Building a $100 Cinema Camera: Lumix GF2The Panasonic Lumix GF2

First, some ground rules: by cinematic image, I mean a large enough sensor that a visible change in depth of field could be achieved natively (aka shallow focus.) Second, the sensor had to be sensitive enough so that at least 7-8 stops of latitude would be possible. Finally, I wanted the recording format to be as lossless as possible. 24 progressive frames per second was the target frame rate. Ideally I would get this natively, but, if I had to post process to get this, that would work too. And I wanted to spend a hundred dollars or less on the camera body and media.

  • Must record an HD image
  • Must record either a native 24P frame rate or a 60i frame rate (to convert to 24P in post)
  • interchangeable lenses
  • camera raw or high bit rate codec to minimize compression artifacts
  • camera + recording media < $100
  • large sensor, equivalent to 16mm or larger
  • Any accessory must be less than 40 dollars, preferably less than 20!

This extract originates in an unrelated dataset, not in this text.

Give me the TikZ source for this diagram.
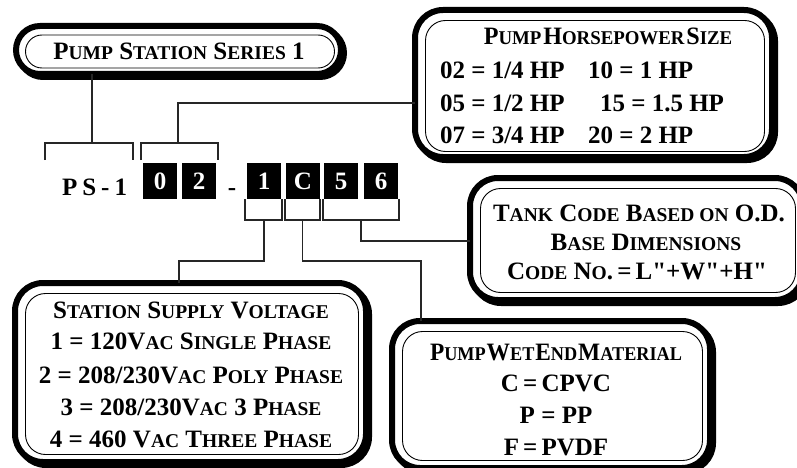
\documentclass[tikz,border=0pt]{standalone}
\usepackage{graphicx}
\usepackage{fontspec}
\setmainfont{Liberation Serif}
\newfontfamily\qfont{Liberation Serif}[Ligatures=TeXOff]
\usetikzlibrary{shapes.misc}
\newcommand\sca[1]{{\fontsize{19.5}{20}\selectfont #1}}
\newcommand\dq{{\qfont\bfseries"}}
\begin{document}
\begin{tikzpicture}[x=1pt,y=-1pt,
  every node/.style={font=\bfseries\fontsize{25}{28}\selectfont, inner sep=0pt, outer sep=0pt},
  boxshadow/.style={draw, line width=6pt, rounded corners=28pt, xshift=3pt, yshift=-3pt},
  boxouter/.style={draw, line width=6pt, fill=white, rounded corners=28pt},
  boxinner/.style={draw, line width=0.9pt, rounded corners=20pt},
  psshadow/.style={rounded rectangle, draw, line width=6pt, xshift=3pt, yshift=-3pt},
  psouter/.style={rounded rectangle, draw, line width=6pt, fill=white},
  psinner/.style={rounded rectangle, draw, line width=0.9pt},
  digitbox/.style={fill=black, text=white, minimum width=34pt, minimum height=36pt},
  txt/.style={anchor=base},
  txtw/.style={anchor=base west},
  link/.style={line width=1.2pt, black!85},
]
\useasboundingbox (0,0) rectangle (797,468);
\clip (0,0) rectangle (797,468);

% ---------- Pump station series box
\node[psshadow, minimum width=325pt, minimum height=48pt] (pssh) at (178.5,50) {};
\node[psouter, minimum width=325pt, minimum height=48pt] (ps) at (178.5,50) {};
\node[psinner, minimum width=309pt, minimum height=33pt] (psin) at (180,51.5) {};
\node[txt] (pst) at (179,60) {P\sca{UMP} S\sca{TATION} S\sca{ERIES} 1};

% ---------- Horsepower box
\node[boxshadow, minimum width=357pt, minimum height=147pt] (hpsh) at (593.5,83.5) {};
\node[boxouter, minimum width=357pt, minimum height=147pt] (hp) at (593.5,83.5) {};
\node[boxinner, minimum width=339pt, minimum height=131pt] (hpin) at (595,86) {};
\node[txt] (hph) at (608,45) {\scalebox{0.965}[1]{P\sca{UMP}\hspace{2pt}H\sca{ORSEPOWER}\hspace{2pt}S\sca{IZE}}};
\node[txtw] (hpa) at (440,79) {02 = 1/4 HP};
\node[txtw] (hpb) at (440,111) {05 = 1/2 HP};
\node[txtw] (hpc) at (440,143) {07 = 3/4 HP};
\node[txtw] (hpd) at (588,79) {10 = 1 HP};
\node[txtw] (hpe) at (600,111) {15 = 1.5 HP};
\node[txtw] (hpf) at (588,143) {20 = 2 HP};

% ---------- Tank box
\node[boxshadow, minimum width=333pt, minimum height=122pt] (tksh) at (636.5,239) {};
\node[boxouter, minimum width=333pt, minimum height=122pt] (tk) at (636.5,239) {};
\node[boxinner, minimum width=315pt, minimum height=104pt] (tkin) at (638,240.5) {};
\node[txt] (tka) at (639,221) {T\sca{ANK} C\sca{ODE} B\sca{ASED ON} O.D.};
\node[txt] (tkb) at (646,250) {B\sca{ASE} D\sca{IMENSIONS}};
\node[txt] (tkc) at (637,279) {C\sca{ODE} N\sca{O}.\,=\,L\dq+W\dq+H\dq};

% ---------- Voltage box
\node[boxshadow, minimum width=351pt, minimum height=179pt] (vosh) at (190.5,372.5) {};
\node[boxouter, minimum width=351pt, minimum height=179pt] (vo) at (190.5,372.5) {};
\node[boxinner, minimum width=333pt, minimum height=161pt] (voin) at (192,374) {};
\node[txt] (voa) at (191,318) {S\sca{TATION} S\sca{UPPLY} V\sca{OLTAGE}};
\node[txt] (vob) at (191,349) {1 = 120V\sca{AC} S\sca{INGLE} P\sca{HASE}};
\node[txt] (voc) at (191,383) {2 = 208/230V\sca{AC} P\sca{OLY} P\sca{HASE}};
\node[txt] (vod) at (191,415) {3 = 208/230V\sca{AC} 3 P\sca{HASE}};
\node[txt] (voe) at (191,447) {4 = 460 V\sca{AC} T\sca{HREE} P\sca{HASE}};

% ---------- Wet end box
\node[boxshadow, minimum width=318pt, minimum height=147pt] (wesh) at (551,394.5) {};
\node[boxouter, minimum width=318pt, minimum height=147pt] (we) at (551,394.5) {};
\node[boxinner, minimum width=300pt, minimum height=129pt] (wein) at (552.5,396) {};
\node[txt] (wea) at (556,360) {\scalebox{0.935}[1]{P\sca{UMP}\hspace{1pt}W\sca{ET}\hspace{1pt}E\sca{ND}\hspace{1pt}M\sca{ATERIAL}}};
\node[txt] (web) at (556,391) {C\,=\,CPVC};
\node[txt] (wec) at (556,423) {P = PP};
\node[txt] (wed) at (556,455) {F\,=\,PVDF};

% ---------- Code
\node[txtw] (code) at (62,195) {P\hspace{5pt}S\hspace{5pt}-\hspace{5pt}1};
\node[digitbox] (d0) at (160,181) {0};
\node[digitbox] (d2) at (199,181) {2};
\node[txt] (dash) at (232,195) {-};
\node[digitbox] (d1) at (264,181) {1};
\node[digitbox] (dC) at (303,181) {C};
\node[digitbox] (d5) at (341,181) {5};
\node[digitbox] (d6) at (381,181) {6};

% ---------- Brackets
\draw[link] (45,160) -- (45,143) -- (133,143) -- (133,160);
\draw[link] (141,160) -- (141,143) -- (218,143) -- (218,160);
\draw[link] (245,199) -- (245,220) -- (282,220) -- (282,199);
\draw[link] (285,199) -- (285,220) -- (320,220) -- (320,199);
\draw[link] (323,199) -- (323,220) -- (399,220) -- (399,199);

\coordinate (b1) at (92,143);
\coordinate (b2) at (178,143);
\coordinate (b3) at (264,220);
\coordinate (b4) at (302.5,220);
\coordinate (b5) at (361,220);
\coordinate (hpjoin) at (415,103);
\coordinate (vojoin) at (179,283);
\coordinate (wejoin) at (421,321);
\coordinate (tkjoin) at (470,241);

% ---------- Connectors
\draw[link] (ps.south -| b1) -- (b1);
\draw[link] (b2) |- (hpjoin);
\draw[link] (b3) -- ++(0,41) -| (vojoin);
\draw[link] (b4) -- ++(0,41) -| (wejoin);
\draw[link] (b5) |- (tkjoin);
\end{tikzpicture}
\end{document}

A hundred dollars is arbitrary, I know. It’s kind of an economic and psychological pain threshold. It’s the cost of a week’s groceries, or two and a half tanks of gas, a pair of nice sneakers, etc. It’s an amount that fades into the day to day background of a large percentage of people’s economic lives. While not the cost of a pen and paper, it approaches a level of affordability that has the potential to make it just as ubiquitous. Most importantly, it puts the camera and potential for cinema in the hands of some of the most creative and least economically affluent people I know — young people.

I settled on a hacked Panasonic Lumix GF2 shooting 1080/60i at 50m/bits that I picked up used on Amazon for 78 dollars. Using Magic Bullet Frames I was able to swizzle the fields and convert the 60i to 24P just like in the olden days of 2002.

THE PSYCHOLOGY OF CHEAP

Building a $100 Cinema Camera: Opteka CXS-25 15mm Rod System
Opteka CXS-25 15mm Rod System 

When you spend $78 on a camera it gets hard to justify buying expensive support gear like a Zacuto rig. So instead I spent $60 on the cheapest used kit I could find on Amazon and got rails and a follow focus.

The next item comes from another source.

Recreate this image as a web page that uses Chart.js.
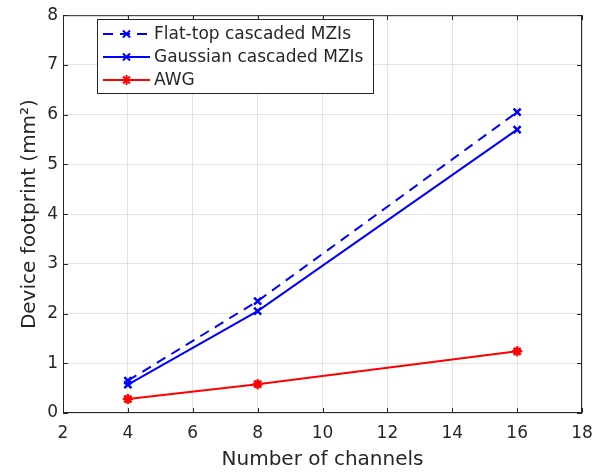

I got a Nikon G to M4/3 adapter for $25 so I can use my Nikon 50mm f1.8 and Nikon 20mm f2.8 from my still camera. And I bought a 32GB class 10 SDHC card as an open box special at Best Buy for $15.

HACKING THE CODEC

There is a vibrant community of Lumix camera hackers that have juiced the video codec from a meager 17mbit AVCHD up to a card-crushing 110mbit monster. Also there’s a 100mbit MJPEG 4:2:2 codec if you have a fast enough SDHC card. I honestly can’t tell the difference between the rock-solid-50mbit AVCHD codec and the crashes-often-100mbit MJPEG. They both capture a tremendous amount of detail.

RESULTS

Building a $100 Cinema Camera: The Result!
My “$100” Cinema Camera

It works! Of course, there are funny things that you have to deal with since its a hacked codec (like the camera locking up from time to time.) But I have strapped this system to the top of my car and gone speeding down the streets of San Francisco with it, not really worrying if it flies off, because it was so inexpensive. The cost of the unit makes me feel way less precious about it, like pencil and paper.

Am I making great cinema now that I have a close to zero-cost cinematic camera?

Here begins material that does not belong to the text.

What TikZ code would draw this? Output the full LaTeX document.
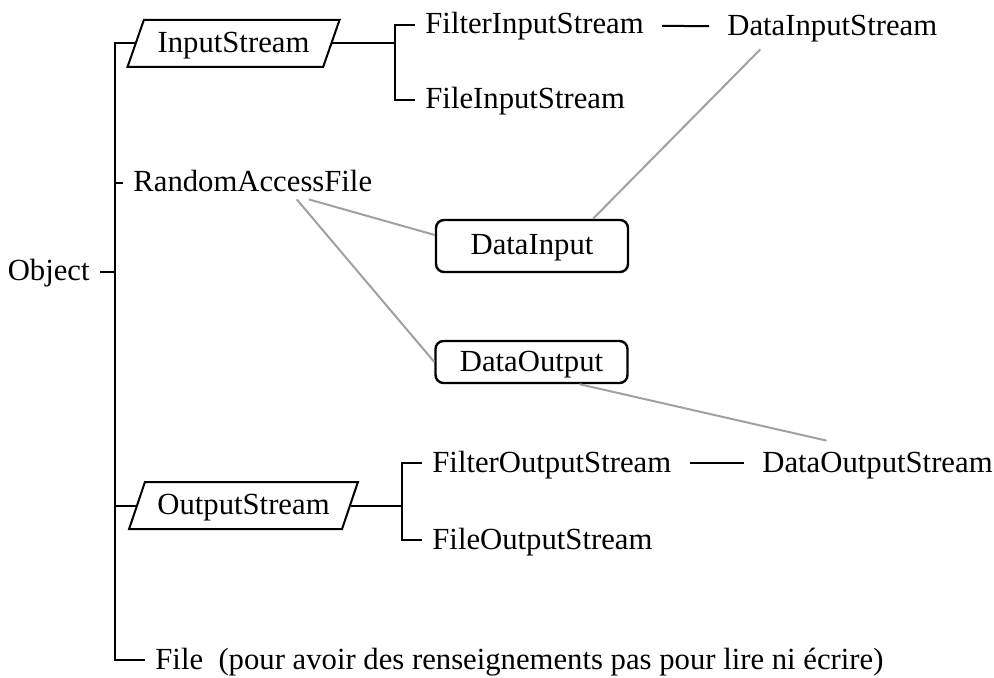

Not really. While M3/4 systems and DSLRs are perfectly capable of capturing stunning cinematic moments, cameras dont create cinema, they capture it. Cinema is what goes on in front of the lens with light, shadow, color, performance and story. Cinema is experience and craft, not a the result of a camera package alone.

My advice is spend as little as you have to on a camera that works. Spend your budget on wardrobe, location, and lighting. By all means save your money, just dont spend it on a camera package because now you dont have to. Instead, take time off work and write a great story. Beautiful image making is unbelievably cheap to do now, almost the cost of pen and paper, while telling a compelling and cinematic story is just as hard, and costly, as it’s ever been.

The upshot is that in a year or two you’ll be able to pick up a used 4K, HFR capable camera body with 17 stops of latitude for next-to-nothing. So, you know, start planning the shot list now!